#### [Stated problem]
Collect all lines containing the word "React" from the data.

* START *

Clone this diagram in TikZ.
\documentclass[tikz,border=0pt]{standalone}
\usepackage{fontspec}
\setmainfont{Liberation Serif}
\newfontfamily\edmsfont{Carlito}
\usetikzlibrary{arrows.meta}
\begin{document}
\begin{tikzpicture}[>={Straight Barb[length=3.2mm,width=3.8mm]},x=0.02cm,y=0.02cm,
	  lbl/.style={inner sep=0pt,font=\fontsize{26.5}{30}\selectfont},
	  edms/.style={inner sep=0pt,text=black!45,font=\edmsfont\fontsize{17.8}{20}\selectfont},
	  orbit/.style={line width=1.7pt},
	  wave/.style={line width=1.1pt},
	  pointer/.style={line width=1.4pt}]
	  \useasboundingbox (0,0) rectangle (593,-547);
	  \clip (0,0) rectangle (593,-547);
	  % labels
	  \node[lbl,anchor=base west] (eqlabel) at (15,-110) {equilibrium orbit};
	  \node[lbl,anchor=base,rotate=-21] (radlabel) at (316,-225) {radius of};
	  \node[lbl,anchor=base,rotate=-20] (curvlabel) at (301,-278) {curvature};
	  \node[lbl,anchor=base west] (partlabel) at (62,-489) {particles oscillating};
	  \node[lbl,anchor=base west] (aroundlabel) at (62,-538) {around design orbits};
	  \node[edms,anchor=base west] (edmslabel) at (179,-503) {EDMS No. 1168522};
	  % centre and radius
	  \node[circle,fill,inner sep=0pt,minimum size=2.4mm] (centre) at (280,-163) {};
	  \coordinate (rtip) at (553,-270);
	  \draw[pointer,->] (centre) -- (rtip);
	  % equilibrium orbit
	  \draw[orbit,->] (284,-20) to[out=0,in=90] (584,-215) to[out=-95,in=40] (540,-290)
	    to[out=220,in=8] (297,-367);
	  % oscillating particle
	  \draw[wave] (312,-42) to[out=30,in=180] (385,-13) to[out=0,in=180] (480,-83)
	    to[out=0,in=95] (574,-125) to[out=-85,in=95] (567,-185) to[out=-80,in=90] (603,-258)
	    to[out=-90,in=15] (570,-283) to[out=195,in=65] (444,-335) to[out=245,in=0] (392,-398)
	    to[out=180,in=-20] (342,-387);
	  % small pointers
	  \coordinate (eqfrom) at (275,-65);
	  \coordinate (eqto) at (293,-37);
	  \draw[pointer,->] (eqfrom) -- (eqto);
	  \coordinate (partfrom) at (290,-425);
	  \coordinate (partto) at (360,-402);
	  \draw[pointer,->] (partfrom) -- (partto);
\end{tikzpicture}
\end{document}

* END *
* START *

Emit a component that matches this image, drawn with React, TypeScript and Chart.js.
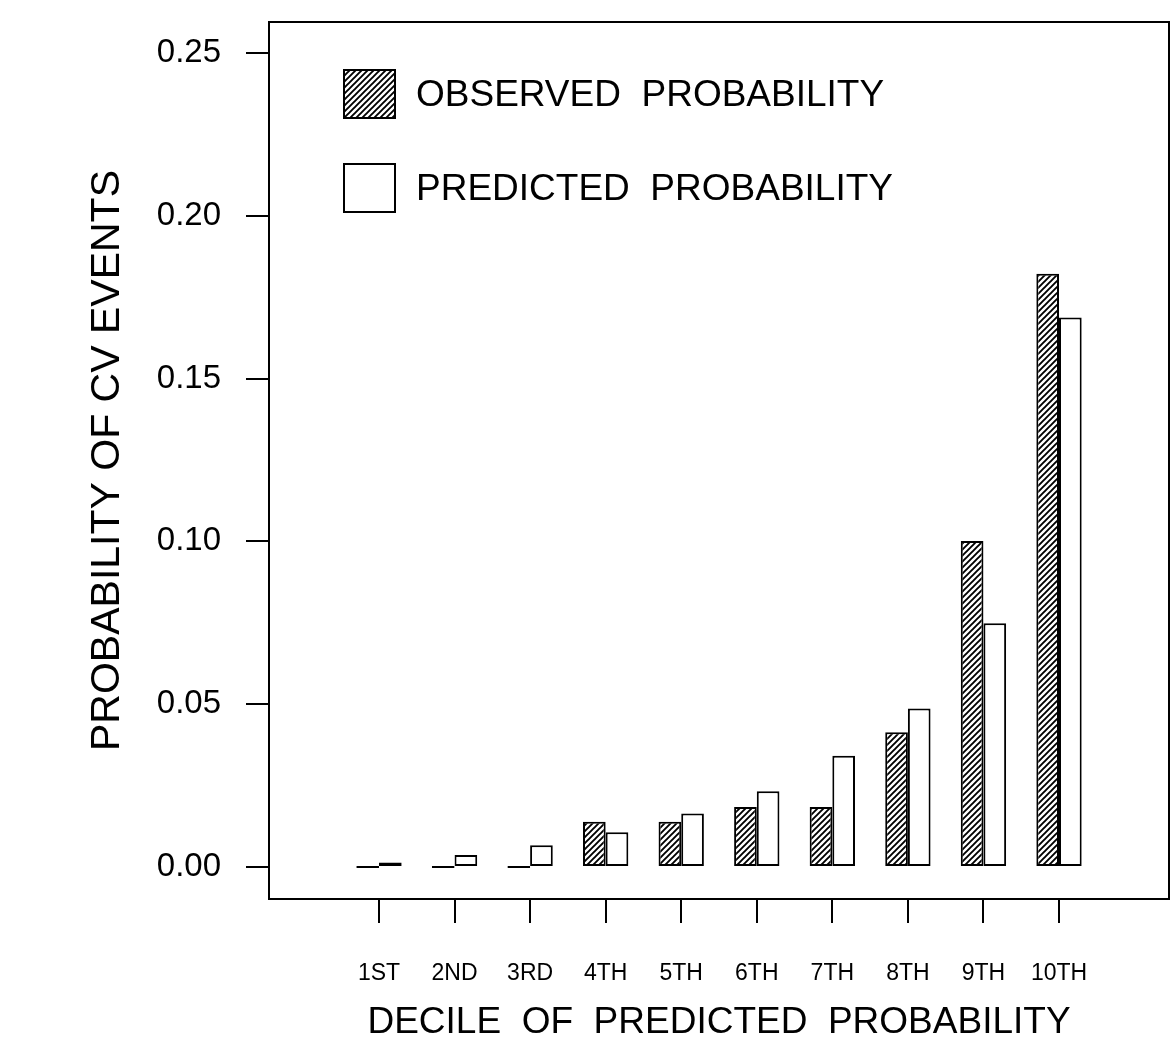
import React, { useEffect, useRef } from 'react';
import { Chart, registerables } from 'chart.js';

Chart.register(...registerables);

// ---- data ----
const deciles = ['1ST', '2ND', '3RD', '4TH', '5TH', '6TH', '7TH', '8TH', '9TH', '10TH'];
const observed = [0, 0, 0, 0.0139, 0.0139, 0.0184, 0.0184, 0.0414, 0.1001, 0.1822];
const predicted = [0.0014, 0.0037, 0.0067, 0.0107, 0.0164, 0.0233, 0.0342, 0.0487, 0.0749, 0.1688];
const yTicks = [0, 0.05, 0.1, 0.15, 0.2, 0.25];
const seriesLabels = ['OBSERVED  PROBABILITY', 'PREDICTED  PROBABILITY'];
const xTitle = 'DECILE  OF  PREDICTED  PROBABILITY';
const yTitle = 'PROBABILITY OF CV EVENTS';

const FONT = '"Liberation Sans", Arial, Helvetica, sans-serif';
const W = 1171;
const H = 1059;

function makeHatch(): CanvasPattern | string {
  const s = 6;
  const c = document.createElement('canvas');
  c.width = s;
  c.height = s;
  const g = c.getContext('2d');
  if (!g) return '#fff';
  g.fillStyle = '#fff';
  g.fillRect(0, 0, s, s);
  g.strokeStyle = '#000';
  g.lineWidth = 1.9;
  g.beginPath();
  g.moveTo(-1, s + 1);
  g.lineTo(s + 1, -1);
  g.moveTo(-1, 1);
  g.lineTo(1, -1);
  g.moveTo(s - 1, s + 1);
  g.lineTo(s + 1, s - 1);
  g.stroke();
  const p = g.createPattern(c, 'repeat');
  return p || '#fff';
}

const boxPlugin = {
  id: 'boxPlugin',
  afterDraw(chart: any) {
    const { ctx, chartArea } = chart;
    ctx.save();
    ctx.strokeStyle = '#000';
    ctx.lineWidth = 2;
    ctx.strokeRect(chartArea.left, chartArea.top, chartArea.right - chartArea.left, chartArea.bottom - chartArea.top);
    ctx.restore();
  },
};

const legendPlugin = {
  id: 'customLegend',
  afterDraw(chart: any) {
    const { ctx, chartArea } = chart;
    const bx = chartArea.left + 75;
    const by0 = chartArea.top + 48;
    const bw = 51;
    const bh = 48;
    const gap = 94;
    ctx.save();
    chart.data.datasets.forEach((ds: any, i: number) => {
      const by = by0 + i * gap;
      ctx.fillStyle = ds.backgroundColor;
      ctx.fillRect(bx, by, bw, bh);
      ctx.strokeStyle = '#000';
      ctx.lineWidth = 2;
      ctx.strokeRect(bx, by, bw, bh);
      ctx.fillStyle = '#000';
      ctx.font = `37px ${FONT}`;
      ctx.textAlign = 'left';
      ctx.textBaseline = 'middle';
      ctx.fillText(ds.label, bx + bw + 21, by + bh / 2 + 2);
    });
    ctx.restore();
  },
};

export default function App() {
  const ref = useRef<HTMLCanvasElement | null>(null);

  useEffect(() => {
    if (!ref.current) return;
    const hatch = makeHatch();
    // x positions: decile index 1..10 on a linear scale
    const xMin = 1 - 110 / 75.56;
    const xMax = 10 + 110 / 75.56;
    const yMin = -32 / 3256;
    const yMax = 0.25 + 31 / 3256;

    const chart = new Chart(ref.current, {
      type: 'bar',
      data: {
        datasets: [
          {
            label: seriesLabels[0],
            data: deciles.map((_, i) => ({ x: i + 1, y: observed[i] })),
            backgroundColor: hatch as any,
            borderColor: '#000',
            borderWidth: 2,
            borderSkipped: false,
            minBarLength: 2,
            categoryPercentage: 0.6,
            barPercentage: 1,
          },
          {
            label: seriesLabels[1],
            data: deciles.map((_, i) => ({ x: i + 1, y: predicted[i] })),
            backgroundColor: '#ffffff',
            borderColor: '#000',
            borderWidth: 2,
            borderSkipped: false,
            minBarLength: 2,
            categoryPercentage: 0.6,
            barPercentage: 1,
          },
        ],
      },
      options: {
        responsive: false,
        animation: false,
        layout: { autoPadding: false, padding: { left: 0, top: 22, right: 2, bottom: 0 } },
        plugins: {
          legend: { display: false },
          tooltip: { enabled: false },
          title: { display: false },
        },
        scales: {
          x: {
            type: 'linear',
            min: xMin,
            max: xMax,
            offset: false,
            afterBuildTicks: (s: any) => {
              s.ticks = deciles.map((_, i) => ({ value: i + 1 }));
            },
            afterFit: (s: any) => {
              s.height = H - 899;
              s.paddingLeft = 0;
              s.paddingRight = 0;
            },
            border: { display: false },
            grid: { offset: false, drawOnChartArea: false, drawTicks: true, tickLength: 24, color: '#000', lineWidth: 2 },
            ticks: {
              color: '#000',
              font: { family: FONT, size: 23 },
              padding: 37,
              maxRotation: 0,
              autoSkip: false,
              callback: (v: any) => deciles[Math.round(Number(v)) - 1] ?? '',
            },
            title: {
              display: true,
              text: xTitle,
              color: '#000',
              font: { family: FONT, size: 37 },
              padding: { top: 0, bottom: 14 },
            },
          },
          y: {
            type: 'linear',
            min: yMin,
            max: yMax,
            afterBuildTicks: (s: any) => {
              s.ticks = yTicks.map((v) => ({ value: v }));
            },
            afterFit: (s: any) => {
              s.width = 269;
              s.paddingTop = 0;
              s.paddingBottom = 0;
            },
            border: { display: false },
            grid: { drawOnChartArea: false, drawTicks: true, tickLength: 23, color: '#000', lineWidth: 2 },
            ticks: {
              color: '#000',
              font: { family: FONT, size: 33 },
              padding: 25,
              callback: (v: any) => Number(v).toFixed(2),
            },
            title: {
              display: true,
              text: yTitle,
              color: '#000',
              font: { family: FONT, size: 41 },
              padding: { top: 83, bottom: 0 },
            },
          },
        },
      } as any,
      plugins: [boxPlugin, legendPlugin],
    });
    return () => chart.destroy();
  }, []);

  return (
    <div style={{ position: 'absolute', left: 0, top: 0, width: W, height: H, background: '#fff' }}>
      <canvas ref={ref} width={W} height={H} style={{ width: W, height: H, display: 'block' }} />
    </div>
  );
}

* END *

#### [Response]
Emit a component that matches this image, drawn with React, TypeScript and Chart.js.
import React, { useEffect, useRef } from 'react';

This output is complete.